## BEGIN DATA EXCERPTS

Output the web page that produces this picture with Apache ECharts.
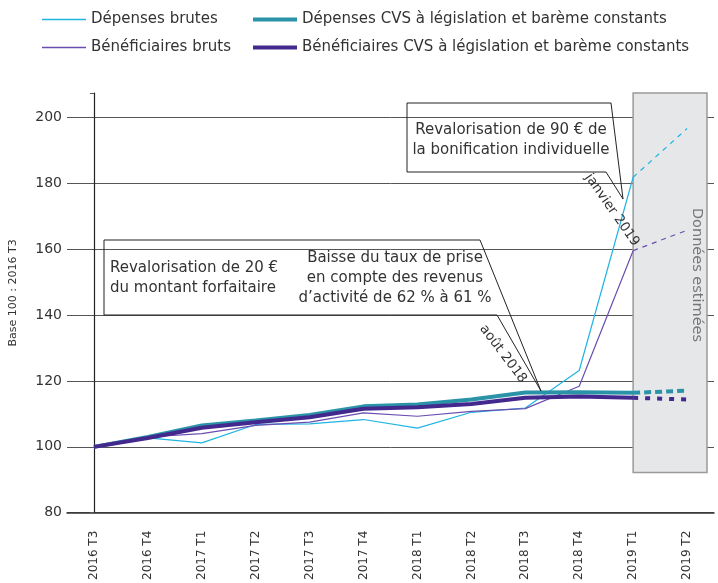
<!DOCTYPE html>
<html>
<head>
<meta charset="utf-8">
<script src="https://cdn.jsdelivr.net/npm/echarts@6/dist/echarts.min.js"></script>
<style>html,body{margin:0;padding:0;background:#fff}#c{width:718px;height:583px}</style>
</head>
<body>
<div id="c"></div>
<script>
const categories = ['2016 T3','2016 T4','2017 T1','2017 T2','2017 T3','2017 T4','2018 T1','2018 T2','2018 T3','2018 T4','2019 T1','2019 T2'];
const depensesBrutes = [100, 102.7, 101.2, 106.8, 107.0, 108.3, 105.7, 110.5, 111.8, 123.2, 181.9, 196.7];
const depensesCVS = [100, 103, 106.5, 108, 109.7, 112.3, 112.9, 114.4, 116.5, 116.6, 116.4, 117.1];
const beneficiairesBruts = [100, 103, 104, 106.5, 107.5, 110.3, 109.3, 110.8, 111.6, 118.4, 159.6, 165.8];
const beneficiairesCVS = [100, 102.7, 105.8, 107.5, 109, 111.6, 112, 113, 114.9, 115.3, 114.9, 114.4];
const yTicks = [80, 100, 120, 140, 160, 180, 200];
const estimatedFrom = 10; // index of 2019 T1: following points are estimates
const estimatedArea = { xFrom: 10, xTo: 11.37, yFrom: 92.2, yTo: 209.5 };

const names = {
  db: 'Dépenses brutes',
  dc: 'Dépenses CVS à législation et barème constants',
  bb: 'Bénéficiaires bruts',
  bc: 'Bénéficiaires CVS à législation et barème constants'
};
const colors = { db: '#1fb4e2', dc: '#2b93a8', bb: '#6a4db0', bc: '#43288e' };

const solid = a => a.map((v, i) => i <= estimatedFrom ? v : null);
const dashed = a => a.map((v, i) => i >= estimatedFrom ? v : null);

const font = '"DejaVu Sans", sans-serif';
const fs = '15px ';

function lineSeries(data, color, width, type, legendName) {
  return {
    name: legendName, type: 'line', data: data, symbol: 'none', showSymbol: false,
    lineStyle: { color: color, width: width, type: type },
    itemStyle: { color: color },
    connectNulls: false, z: width > 2 ? 4 : 3, animation: false
  };
}

const chart = echarts.init(document.getElementById('c'), null, { renderer: 'canvas' });

function legend(name, left, top, thick) {
  return {
    data: [{ name: name, icon: 'rect' }], left: left, top: top,
    itemWidth: 44, itemHeight: thick ? 4 : 1.5, padding: 0, itemGap: 5,
    textStyle: { fontFamily: font, fontSize: 15, color: '#333' }
  };
}

const option = {
  animation: false,
  backgroundColor: '#fff',
  legend: [
    legend(names.db, 42, 12, false),
    legend(names.dc, 253, 12, true),
    legend(names.bb, 42, 40, false),
    legend(names.bc, 253, 40, true)
  ],
  grid: { left: 64, right: 4, top: 93, bottom: 67, containLabel: false },
  xAxis: [{
    type: 'category', data: categories, boundaryGap: true,
    axisLine: { show: true, lineStyle: { color: '#333', width: 1.5 } },
    axisTick: { show: false },
    axisLabel: { rotate: 90, margin: 18, fontFamily: font, fontSize: 12, color: '#333', interval: 0 },
    splitLine: { show: false }
  }, {
    type: 'value', min: -0.5, max: 11.5, show: false
  }],
  yAxis: {
    type: 'value', min: 80, max: 207.5, interval: 20,
    name: 'Base 100 : 2016 T3', nameLocation: 'middle', nameGap: 48, nameRotate: 90,
    nameTextStyle: { fontFamily: font, fontSize: 11, color: '#333', padding: [0, 0, 0, 20] },
    axisLine: { show: true, lineStyle: { color: '#222', width: 1.2 } },
    axisTick: { show: true, length: 4, lineStyle: { color: '#555' } },
    axisLabel: { margin: 5, fontFamily: font, fontSize: 14, color: '#333',
      formatter: v => yTicks.indexOf(v) >= 0 ? String(v) : '' },
    splitLine: { show: true, showMaxLine: false, lineStyle: { color: '#555', width: 1 } }
  },
  series: [
    {
      type: 'line', xAxisIndex: 1, data: [], silent: true, clip: false, z: 1,
      markArea: {
        silent: true,
        itemStyle: { color: '#e6e7e9', borderColor: '#9a9a9a', borderWidth: 1.5 },
        data: [[{ coord: [estimatedArea.xFrom, estimatedArea.yTo] }, { coord: [estimatedArea.xTo, estimatedArea.yFrom] }]]
      }
    },
    lineSeries(solid(depensesBrutes), colors.db, 1.2, 'solid', names.db),
    lineSeries(dashed(depensesBrutes), colors.db, 1.2, [5, 5], names.db + ' est'),
    lineSeries(solid(beneficiairesBruts), colors.bb, 1.2, 'solid', names.bb),
    lineSeries(dashed(beneficiairesBruts), colors.bb, 1.2, [5, 5], names.bb + ' est'),
    lineSeries(solid(depensesCVS), colors.dc, 4, 'solid', names.dc),
    lineSeries(dashed(depensesCVS), colors.dc, 4, [7, 4], names.dc + ' est'),
    lineSeries(solid(beneficiairesCVS), colors.bc, 4, 'solid', names.bc),
    lineSeries(dashed(beneficiairesCVS), colors.bc, 4, [5, 7], names.bc + ' est')
  ],
  graphic: [
    { type: 'polyline', z: 10, silent: true,
      shape: { points: [[104, 315], [104, 240], [480, 240], [541, 391], [497, 315], [104, 315]] },
      style: { stroke: '#222', lineWidth: 1, fill: null } },
    { type: 'polyline', z: 10, silent: true,
      shape: { points: [[407, 172], [407, 103], [611, 103], [623, 199], [606, 172], [407, 172]] },
      style: { stroke: '#222', lineWidth: 1, fill: null } },
    { type: 'text', z: 11, x: 110, y: 268, style: { text: 'Revalorisation de 20 €', font: fs + font, fill: '#333', textAlign: 'left', textVerticalAlign: 'middle' } },
    { type: 'text', z: 11, x: 110, y: 288, style: { text: 'du montant forfaitaire', font: fs + font, fill: '#333', textAlign: 'left', textVerticalAlign: 'middle' } },
    { type: 'text', z: 11, x: 395, y: 258, style: { text: 'Baisse du taux de prise', font: fs + font, fill: '#333', textAlign: 'center', textVerticalAlign: 'middle' } },
    { type: 'text', z: 11, x: 395, y: 278, style: { text: 'en compte des revenus', font: fs + font, fill: '#333', textAlign: 'center', textVerticalAlign: 'middle' } },
    { type: 'text', z: 11, x: 395, y: 298, style: { text: 'd\u2019activité de 62 % à 61 %', font: fs + font, fill: '#333', textAlign: 'center', textVerticalAlign: 'middle' } },
    { type: 'text', z: 11, x: 511, y: 130, style: { text: 'Revalorisation de 90 € de', font: fs + font, fill: '#333', textAlign: 'center', textVerticalAlign: 'middle' } },
    { type: 'text', z: 11, x: 511, y: 150, style: { text: 'la bonification individuelle', font: fs + font, fill: '#333', textAlign: 'center', textVerticalAlign: 'middle' } },
    { type: 'text', z: 11, x: 503, y: 354, rotation: -53 * Math.PI / 180, style: { text: 'août 2018', font: '13.5px ' + font, fill: '#333', textAlign: 'center', textVerticalAlign: 'middle' } },
    { type: 'text', z: 11, x: 612, y: 210, rotation: -55 * Math.PI / 180, style: { text: 'janvier 2019', font: '13.5px ' + font, fill: '#333', textAlign: 'center', textVerticalAlign: 'middle' } },
    { type: 'text', z: 11, x: 697, y: 275, rotation: -Math.PI / 2, style: { text: 'Données estimées', font: '14.5px ' + font, fill: '#777', textAlign: 'center', textVerticalAlign: 'middle' } }
  ]
};
chart.setOption(option);
</script>
</body>
</html>
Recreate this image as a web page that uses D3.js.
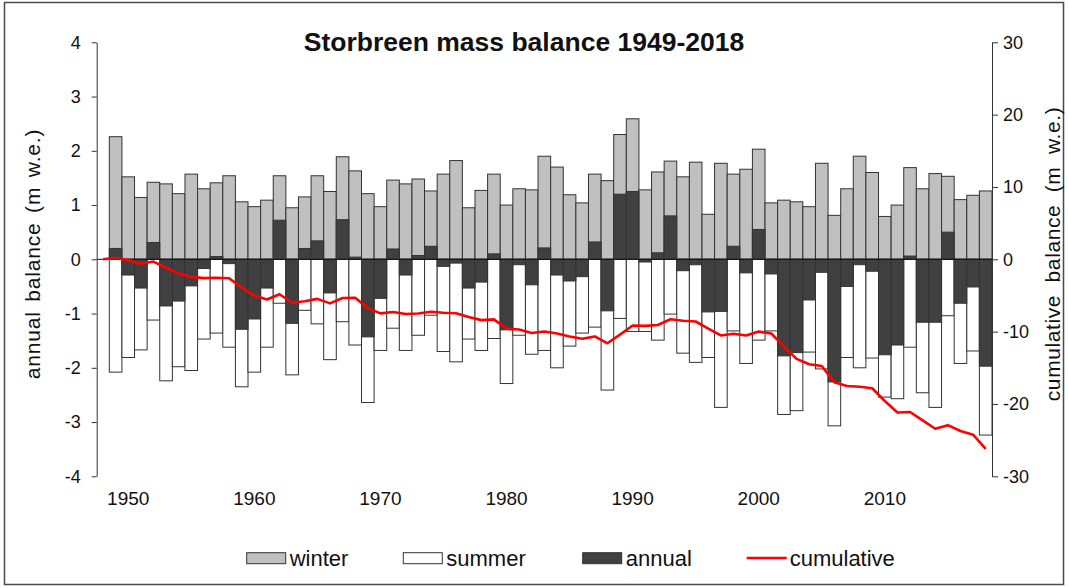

## END DATA EXCERPTS

■ TASK TO COMPLETE: Write the entries above out in full, exactly, with no images.

■ FINISHED ANSWER:
Output the web page that produces this picture with Apache ECharts.
<!DOCTYPE html>
<html>
<head>
<meta charset="utf-8">
<script src="https://cdn.jsdelivr.net/npm/echarts@6/dist/echarts.min.js"></script>
<style>html,body{margin:0;padding:0;background:#fff}#c{width:718px;height:583px}</style>
</head>
<body>
<div id="c"></div>
<script>
const categories = ['2016 T3','2016 T4','2017 T1','2017 T2','2017 T3','2017 T4','2018 T1','2018 T2','2018 T3','2018 T4','2019 T1','2019 T2'];
const depensesBrutes = [100, 102.7, 101.2, 106.8, 107.0, 108.3, 105.7, 110.5, 111.8, 123.2, 181.9, 196.7];
const depensesCVS = [100, 103, 106.5, 108, 109.7, 112.3, 112.9, 114.4, 116.5, 116.6, 116.4, 117.1];
const beneficiairesBruts = [100, 103, 104, 106.5, 107.5, 110.3, 109.3, 110.8, 111.6, 118.4, 159.6, 165.8];
const beneficiairesCVS = [100, 102.7, 105.8, 107.5, 109, 111.6, 112, 113, 114.9, 115.3, 114.9, 114.4];
const yTicks = [80, 100, 120, 140, 160, 180, 200];
const estimatedFrom = 10; // index of 2019 T1: following points are estimates
const estimatedArea = { xFrom: 10, xTo: 11.37, yFrom: 92.2, yTo: 209.5 };

const names = {
  db: 'Dépenses brutes',
  dc: 'Dépenses CVS à législation et barème constants',
  bb: 'Bénéficiaires bruts',
  bc: 'Bénéficiaires CVS à législation et barème constants'
};
const colors = { db: '#1fb4e2', dc: '#2b93a8', bb: '#6a4db0', bc: '#43288e' };

const solid = a => a.map((v, i) => i <= estimatedFrom ? v : null);
const dashed = a => a.map((v, i) => i >= estimatedFrom ? v : null);

const font = '"DejaVu Sans", sans-serif';
const fs = '15px ';

function lineSeries(data, color, width, type, legendName) {
  return {
    name: legendName, type: 'line', data: data, symbol: 'none', showSymbol: false,
    lineStyle: { color: color, width: width, type: type },
    itemStyle: { color: color },
    connectNulls: false, z: width > 2 ? 4 : 3, animation: false
  };
}

const chart = echarts.init(document.getElementById('c'), null, { renderer: 'canvas' });

function legend(name, left, top, thick) {
  return {
    data: [{ name: name, icon: 'rect' }], left: left, top: top,
    itemWidth: 44, itemHeight: thick ? 4 : 1.5, padding: 0, itemGap: 5,
    textStyle: { fontFamily: font, fontSize: 15, color: '#333' }
  };
}

const option = {
  animation: false,
  backgroundColor: '#fff',
  legend: [
    legend(names.db, 42, 12, false),
    legend(names.dc, 253, 12, true),
    legend(names.bb, 42, 40, false),
    legend(names.bc, 253, 40, true)
  ],
  grid: { left: 64, right: 4, top: 93, bottom: 67, containLabel: false },
  xAxis: [{
    type: 'category', data: categories, boundaryGap: true,
    axisLine: { show: true, lineStyle: { color: '#333', width: 1.5 } },
    axisTick: { show: false },
    axisLabel: { rotate: 90, margin: 18, fontFamily: font, fontSize: 12, color: '#333', interval: 0 },
    splitLine: { show: false }
  }, {
    type: 'value', min: -0.5, max: 11.5, show: false
  }],
  yAxis: {
    type: 'value', min: 80, max: 207.5, interval: 20,
    name: 'Base 100 : 2016 T3', nameLocation: 'middle', nameGap: 48, nameRotate: 90,
    nameTextStyle: { fontFamily: font, fontSize: 11, color: '#333', padding: [0, 0, 0, 20] },
    axisLine: { show: true, lineStyle: { color: '#222', width: 1.2 } },
    axisTick: { show: true, length: 4, lineStyle: { color: '#555' } },
    axisLabel: { margin: 5, fontFamily: font, fontSize: 14, color: '#333',
      formatter: v => yTicks.indexOf(v) >= 0 ? String(v) : '' },
    splitLine: { show: true, showMaxLine: false, lineStyle: { color: '#555', width: 1 } }
  },
  series: [
    {
      type: 'line', xAxisIndex: 1, data: [], silent: true, clip: false, z: 1,
      markArea: {
        silent: true,
        itemStyle: { color: '#e6e7e9', borderColor: '#9a9a9a', borderWidth: 1.5 },
        data: [[{ coord: [estimatedArea.xFrom, estimatedArea.yTo] }, { coord: [estimatedArea.xTo, estimatedArea.yFrom] }]]
      }
    },
    lineSeries(solid(depensesBrutes), colors.db, 1.2, 'solid', names.db),
    lineSeries(dashed(depensesBrutes), colors.db, 1.2, [5, 5], names.db + ' est'),
    lineSeries(solid(beneficiairesBruts), colors.bb, 1.2, 'solid', names.bb),
    lineSeries(dashed(beneficiairesBruts), colors.bb, 1.2, [5, 5], names.bb + ' est'),
    lineSeries(solid(depensesCVS), colors.dc, 4, 'solid', names.dc),
    lineSeries(dashed(depensesCVS), colors.dc, 4, [7, 4], names.dc + ' est'),
    lineSeries(solid(beneficiairesCVS), colors.bc, 4, 'solid', names.bc),
    lineSeries(dashed(beneficiairesCVS), colors.bc, 4, [5, 7], names.bc + ' est')
  ],
  graphic: [
    { type: 'polyline', z: 10, silent: true,
      shape: { points: [[104, 315], [104, 240], [480, 240], [541, 391], [497, 315], [104, 315]] },
      style: { stroke: '#222', lineWidth: 1, fill: null } },
    { type: 'polyline', z: 10, silent: true,
      shape: { points: [[407, 172], [407, 103], [611, 103], [623, 199], [606, 172], [407, 172]] },
      style: { stroke: '#222', lineWidth: 1, fill: null } },
    { type: 'text', z: 11, x: 110, y: 268, style: { text: 'Revalorisation de 20 €', font: fs + font, fill: '#333', textAlign: 'left', textVerticalAlign: 'middle' } },
    { type: 'text', z: 11, x: 110, y: 288, style: { text: 'du montant forfaitaire', font: fs + font, fill: '#333', textAlign: 'left', textVerticalAlign: 'middle' } },
    { type: 'text', z: 11, x: 395, y: 258, style: { text: 'Baisse du taux de prise', font: fs + font, fill: '#333', textAlign: 'center', textVerticalAlign: 'middle' } },
    { type: 'text', z: 11, x: 395, y: 278, style: { text: 'en compte des revenus', font: fs + font, fill: '#333', textAlign: 'center', textVerticalAlign: 'middle' } },
    { type: 'text', z: 11, x: 395, y: 298, style: { text: 'd\u2019activité de 62 % à 61 %', font: fs + font, fill: '#333', textAlign: 'center', textVerticalAlign: 'middle' } },
    { type: 'text', z: 11, x: 511, y: 130, style: { text: 'Revalorisation de 90 € de', font: fs + font, fill: '#333', textAlign: 'center', textVerticalAlign: 'middle' } },
    { type: 'text', z: 11, x: 511, y: 150, style: { text: 'la bonification individuelle', font: fs + font, fill: '#333', textAlign: 'center', textVerticalAlign: 'middle' } },
    { type: 'text', z: 11, x: 503, y: 354, rotation: -53 * Math.PI / 180, style: { text: 'août 2018', font: '13.5px ' + font, fill: '#333', textAlign: 'center', textVerticalAlign: 'middle' } },
    { type: 'text', z: 11, x: 612, y: 210, rotation: -55 * Math.PI / 180, style: { text: 'janvier 2019', font: '13.5px ' + font, fill: '#333', textAlign: 'center', textVerticalAlign: 'middle' } },
    { type: 'text', z: 11, x: 697, y: 275, rotation: -Math.PI / 2, style: { text: 'Données estimées', font: '14.5px ' + font, fill: '#777', textAlign: 'center', textVerticalAlign: 'middle' } }
  ]
};
chart.setOption(option);
</script>
</body>
</html>
Recreate this image as a web page that uses D3.js.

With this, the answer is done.